Mr WILLIS (Gellibrand) - When this debate was interrupted last night I was making the point that when world prices are accelerating the only realistic way to stop a similar acceleration of domestic prices in a particular country is to take action which puts a restraining pressure on prices. Such pressure can be achieved in a number of ways. Firstly, it can be achieved by appreciating our currency when our balance of payments position is very favourable. Such action reduces the price of imports on the local market and so helps to offset the most important way in which inflation is transmitted from overseas. The Reserve Bank of Australia in its last annual report recognised that this was the case, and of course one of the first acts of the Labor Government was to appreciate the Australian dollar. A second way is to put pressure on prices to ensure that the business environment is competitive, and it is the intention of the Government to change radically the Trade Practices Act to bring about this situation. Thirdly, we can eliminate unused tariff, and in this connection the Tariff Board is conducting a review of tariff levels to determine where excessive protection exists, but this unfortunately is a long term project and will take some time to conclude.

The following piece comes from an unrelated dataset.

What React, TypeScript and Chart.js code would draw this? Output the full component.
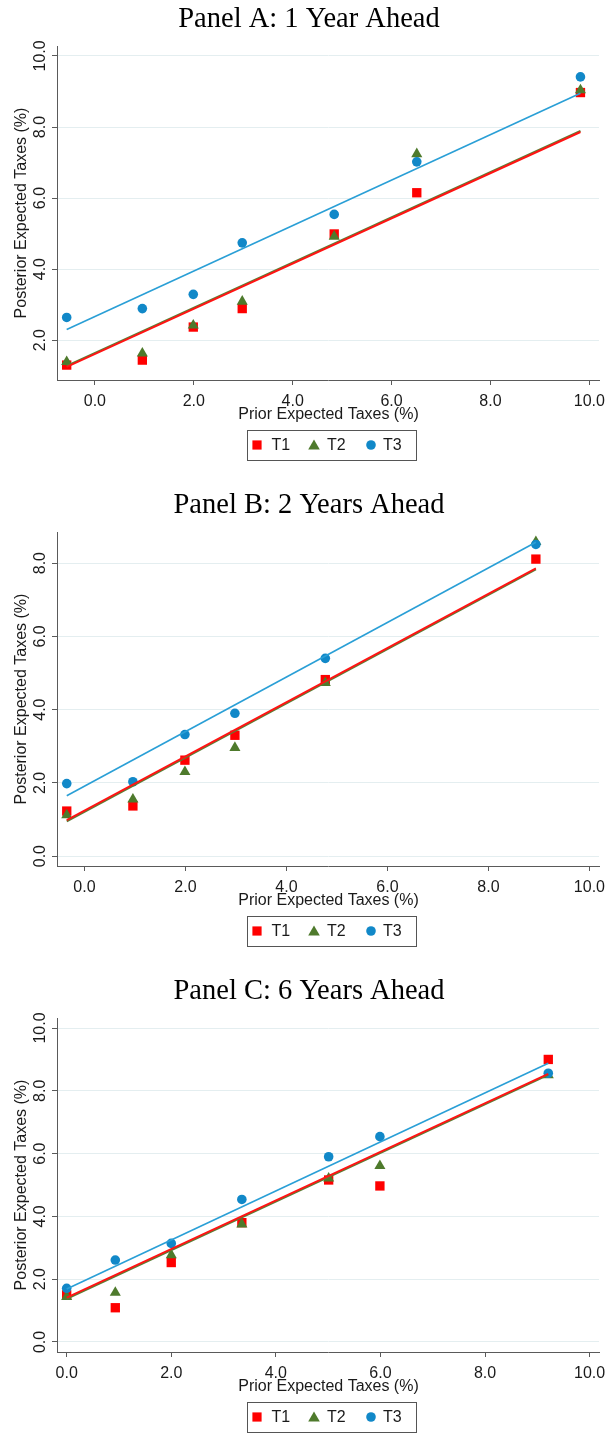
import React, { useEffect, useRef } from "react";
import { Chart, registerables } from "chart.js";
Chart.register(...registerables);

// ---------- data ----------
const SERIES = ["T1", "T2", "T3"];
const PANEL_TITLES = ["Panel A: 1 Year Ahead", "Panel B: 2 Years Ahead", "Panel C: 6 Years Ahead"];
const X_TITLE = "Prior Expected Taxes (%)";
const Y_TITLE = "Posterior Expected Taxes (%)";

// Panel A: 1 year ahead
const priorA = [-0.57, 0.96, 1.99, 2.98, 4.84, 6.51, 9.82];
const t1A = [1.3, 1.44, 2.37, 2.89, 4.99, 6.15, 8.97];
const t2A = [1.39, 1.63, 2.42, 3.09, 4.92, 7.24, 9.04];
const t3A = [2.64, 2.89, 3.29, 4.74, 5.54, 7.02, 9.41];
const fitT1A = [1.25, 7.86];
const fitT2A = [1.28, 7.89];
const fitT3A = [2.3, 8.95];

// Panel B: 2 years ahead
const priorB = [-0.35, 0.96, 1.99, 2.98, 4.77, 8.94];
const t1B = [1.23, 1.37, 2.62, 3.3, 4.82, 8.11];
const t2B = [1.12, 1.55, 2.3, 2.96, 4.73, 8.58];
const t3B = [1.98, 2.03, 3.32, 3.9, 5.4, 8.51];
const fitT1B = [0.98, 7.86];
const fitT2B = [0.95, 7.83];
const fitT3B = [1.65, 8.57];

// Panel C: 6 years ahead
const priorC = [0.0, 0.93, 2.0, 3.35, 5.01, 5.99, 9.21];
const t1C = [1.5, 1.09, 2.53, 3.8, 5.16, 4.97, 9.0];
const t2C = [1.44, 1.57, 2.77, 3.75, 5.21, 5.61, 8.5];
const t3C = [1.71, 2.61, 3.14, 4.54, 5.9, 6.54, 8.56];
const fitT1C = [1.41, 8.54];
const fitT2C = [1.37, 8.51];
const fitT3C = [1.69, 8.88];

// axis ranges
const xRangeA = [-0.766, 10.195];
const yRangeA = [0.88, 10.28];
const xRangeB = [-0.543, 10.19];
const yRangeB = [-0.27, 8.85];
const xRangeC = [-0.185, 10.18];
const yRangeC = [-0.32, 10.32];
const TICK_STEP = 2;

// ---------- styles ----------
const RED = "#ff0000";
const RED_LINE = "#ff1414";
const GREEN = "#4e7a2c";
const GREEN_LINE = "#5a7f35";
const BLUE = "#1188c8";
const BLUE_LINE = "#2a9fd6";
const GRID = "#e4eef0";
const AXIS = "#5a5a5a";
const TEXT = "#1a1a1a";
const SANS = "'Liberation Sans', Arial, sans-serif";
const SERIF = "'Liberation Serif', 'Times New Roman', serif";

const CANVAS_W = 606;
const CANVAS_H = 461;
const PANEL_TOPS = [0, 486, 972];
const PAD_LEFT = 19;
const PAD_RIGHT = 7;
const AREA_BOTTOM = 380;
const X_SCALE_H = 28;

const panels = [
  { title: PANEL_TITLES[0], prior: priorA, ys: [t1A, t2A, t3A], fits: [fitT1A, fitT2A, fitT3A], xr: xRangeA, yr: yRangeA },
  { title: PANEL_TITLES[1], prior: priorB, ys: [t1B, t2B, t3B], fits: [fitT1B, fitT2B, fitT3B], xr: xRangeB, yr: yRangeB },
  { title: PANEL_TITLES[2], prior: priorC, ys: [t1C, t2C, t3C], fits: [fitT1C, fitT2C, fitT3C], xr: xRangeC, yr: yRangeC },
];

const axisText = {
  id: "axisText",
  afterDraw(chart: any) {
    const s = chart.scales.y;
    const a = chart.chartArea;
    const ctx = chart.ctx;
    ctx.save();
    ctx.font = `16px ${SANS}`;
    ctx.fillStyle = TEXT;
    ctx.textAlign = "center";
    ctx.textBaseline = "middle";
    // rotated y tick labels
    s.ticks.forEach((t: any) => {
      const y = s.getPixelForValue(t.value);
      ctx.save();
      ctx.translate(a.left - 16.5, y);
      ctx.rotate(-Math.PI / 2);
      ctx.fillText(Number(t.value).toFixed(1), 0, 0);
      ctx.restore();
    });
    // y title
    ctx.save();
    ctx.translate(21.5, (a.top + a.bottom) / 2);
    ctx.rotate(-Math.PI / 2);
    ctx.fillText(Y_TITLE, 0, 0);
    ctx.restore();
    // x title
    ctx.fillText(X_TITLE, (a.left + a.right) / 2 + 0.5, a.bottom + 35);
    ctx.restore();
  },
};

const boxLegend = {
  id: "boxLegend",
  afterDraw(chart: any) {
    const ctx = chart.ctx;
    const a = chart.chartArea;
    const w = 169;
    const h = 30;
    const left = (a.left + a.right) / 2 - w / 2 + 3;
    const top = a.bottom + 50;
    const cy = top + h / 2;
    ctx.save();
    ctx.strokeStyle = "#555555";
    ctx.lineWidth = 1;
    ctx.strokeRect(Math.round(left) + 0.5, Math.round(top) + 0.5, w, h);
    const items = [
      { style: "rect", color: RED, mx: 10.5, tx: 25, text: SERIES[0] },
      { style: "triangle", color: GREEN, mx: 67.5, tx: 80.5, text: SERIES[1] },
      { style: "circle", color: BLUE, mx: 124.5, tx: 136.5, text: SERIES[2] },
    ];
    ctx.font = `16px ${SANS}`;
    ctx.textBaseline = "middle";
    ctx.textAlign = "left";
    items.forEach((it) => {
      ctx.fillStyle = it.color;
      const x = left + it.mx;
      ctx.beginPath();
      if (it.style === "rect") {
        ctx.rect(x - 4.6, cy - 4.6, 9.2, 9.2);
      } else if (it.style === "triangle") {
        ctx.moveTo(x, cy - 5.5);
        ctx.lineTo(x + 5.8, cy + 4.5);
        ctx.lineTo(x - 5.8, cy + 4.5);
        ctx.closePath();
      } else {
        ctx.arc(x, cy, 4.8, 0, Math.PI * 2);
      }
      ctx.fill();
      ctx.fillStyle = TEXT;
      ctx.fillText(it.text, left + it.tx, cy + 1);
    });
    ctx.restore();
  },
};

function buildConfig(p: any): any {
  const pts = (ys: number[]) => p.prior.map((x: number, i: number) => ({ x, y: ys[i] }));
  const fit = (f: number[]) => [
    { x: p.prior[0], y: f[0] },
    { x: p.prior[p.prior.length - 1], y: f[1] },
  ];
  return {
    type: "scatter",
    data: {
      datasets: [
        { label: SERIES[0], data: pts(p.ys[0]), pointStyle: "rect", pointRadius: 6.6, backgroundColor: RED, borderWidth: 0, order: 6 },
        { label: SERIES[1], data: pts(p.ys[1]), pointStyle: "triangle", pointRadius: 6.4, backgroundColor: GREEN, borderWidth: 0, order: 5 },
        { label: SERIES[2], data: pts(p.ys[2]), pointStyle: "circle", pointRadius: 4.8, backgroundColor: BLUE, borderWidth: 0, order: 4 },
        { label: SERIES[1] + " fit", data: fit(p.fits[1]), showLine: true, borderColor: GREEN_LINE, borderWidth: 2, pointRadius: 0, order: 3 },
        { label: SERIES[0] + " fit", data: fit(p.fits[0]), showLine: true, borderColor: RED_LINE, borderWidth: 2, pointRadius: 0, order: 2 },
        { label: SERIES[2] + " fit", data: fit(p.fits[2]), showLine: true, borderColor: BLUE_LINE, borderWidth: 1.6, pointRadius: 0, order: 1 },
      ],
    },
    options: {
      responsive: false,
      maintainAspectRatio: false,
      animation: false,
      devicePixelRatio: 1,
      layout: { padding: { left: PAD_LEFT, right: PAD_RIGHT, top: 0, bottom: CANVAS_H - AREA_BOTTOM - X_SCALE_H } },
      plugins: {
        legend: { display: false },
        tooltip: { enabled: false },
        title: {
          display: true,
          text: p.title,
          color: "#000",
          font: { family: SERIF, size: 28.5, weight: "normal", lineHeight: 1.2 },
          padding: { top: 2.5, bottom: 46 - 2.5 - 28.5 * 1.2 },
        },
      },
      scales: {
        x: {
          type: "linear",
          position: "bottom",
          min: p.xr[0],
          max: p.xr[1],
          ticks: {
            stepSize: TICK_STEP,
            includeBounds: false,
            maxRotation: 0,
            minRotation: 0,
            autoSkip: false,
            padding: 9,
            color: TEXT,
            font: { family: SANS, size: 16, lineHeight: 1 },
            callback: (v: any) => Number(v).toFixed(1),
          },
          grid: { drawOnChartArea: false, drawTicks: true, tickLength: 5, tickColor: AXIS },
          border: { color: AXIS, width: 1 },
          title: { display: false },
          afterFit: (s: any) => {
            s.height = X_SCALE_H;
            s.paddingLeft = 0;
            s.paddingRight = 0;
          },
        },
        y: {
          type: "linear",
          min: p.yr[0],
          max: p.yr[1],
          ticks: { display: false, stepSize: TICK_STEP, includeBounds: false },
          grid: { color: GRID, lineWidth: 1, drawTicks: true, tickLength: 5, tickColor: AXIS },
          border: { color: AXIS, width: 1 },
          title: { display: false },
          afterFit: (s: any) => {
            s.width = 57 - PAD_LEFT;
            s.paddingTop = 0;
            s.paddingBottom = 0;
          },
        },
      },
    },
    plugins: [axisText, boxLegend],
  };
}

function Panel({ p, top }: { p: any; top: number }) {
  const ref = useRef<HTMLCanvasElement | null>(null);
  useEffect(() => {
    if (!ref.current) return;
    const chart = new Chart(ref.current, buildConfig(p));
    return () => chart.destroy();
  }, [p]);
  return (
    <div style={{ position: "absolute", left: 0, top, width: CANVAS_W, height: CANVAS_H }}>
      <canvas ref={ref} width={CANVAS_W} height={CANVAS_H} style={{ width: CANVAS_W, height: CANVAS_H, display: "block" }} />
    </div>
  );
}

export default function App() {
  return (
    <div style={{ position: "absolute", left: 0, top: 0, width: 606, height: 1433, background: "#fff" }}>
      {panels.map((p, i) => (
        <Panel key={i} p={p} top={PANEL_TOPS[i]} />
      ))}
    </div>
  );
}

Another way to put restraining pressure on prices is to do what this Bill is intended to do, that is, to establish price regulating machinery. In a situation of intensive world inflation such a method as this is essential if we are to protect ourselves against that inflation. In theory at least, revaluation should be an effective weapon in this regard, but other factors are involved as well in anti-inflation policy in determining the desirabiliy of revaluation; so its use is likely to be limited. Elimination of excess tariff and a removal of restrictive trade practices, though important, would have only a once and for all effect in combating a virulent world inflation. The only way to put a continuing and effective restraining pressure on prices is to establish a price regulating body such as the prices justification tribunal proposed in this Bill. Those who oppose such a measure should realise that what they are saying, in effect, is that Australia should simply inflate along with the general level of inflation in the rest of the world.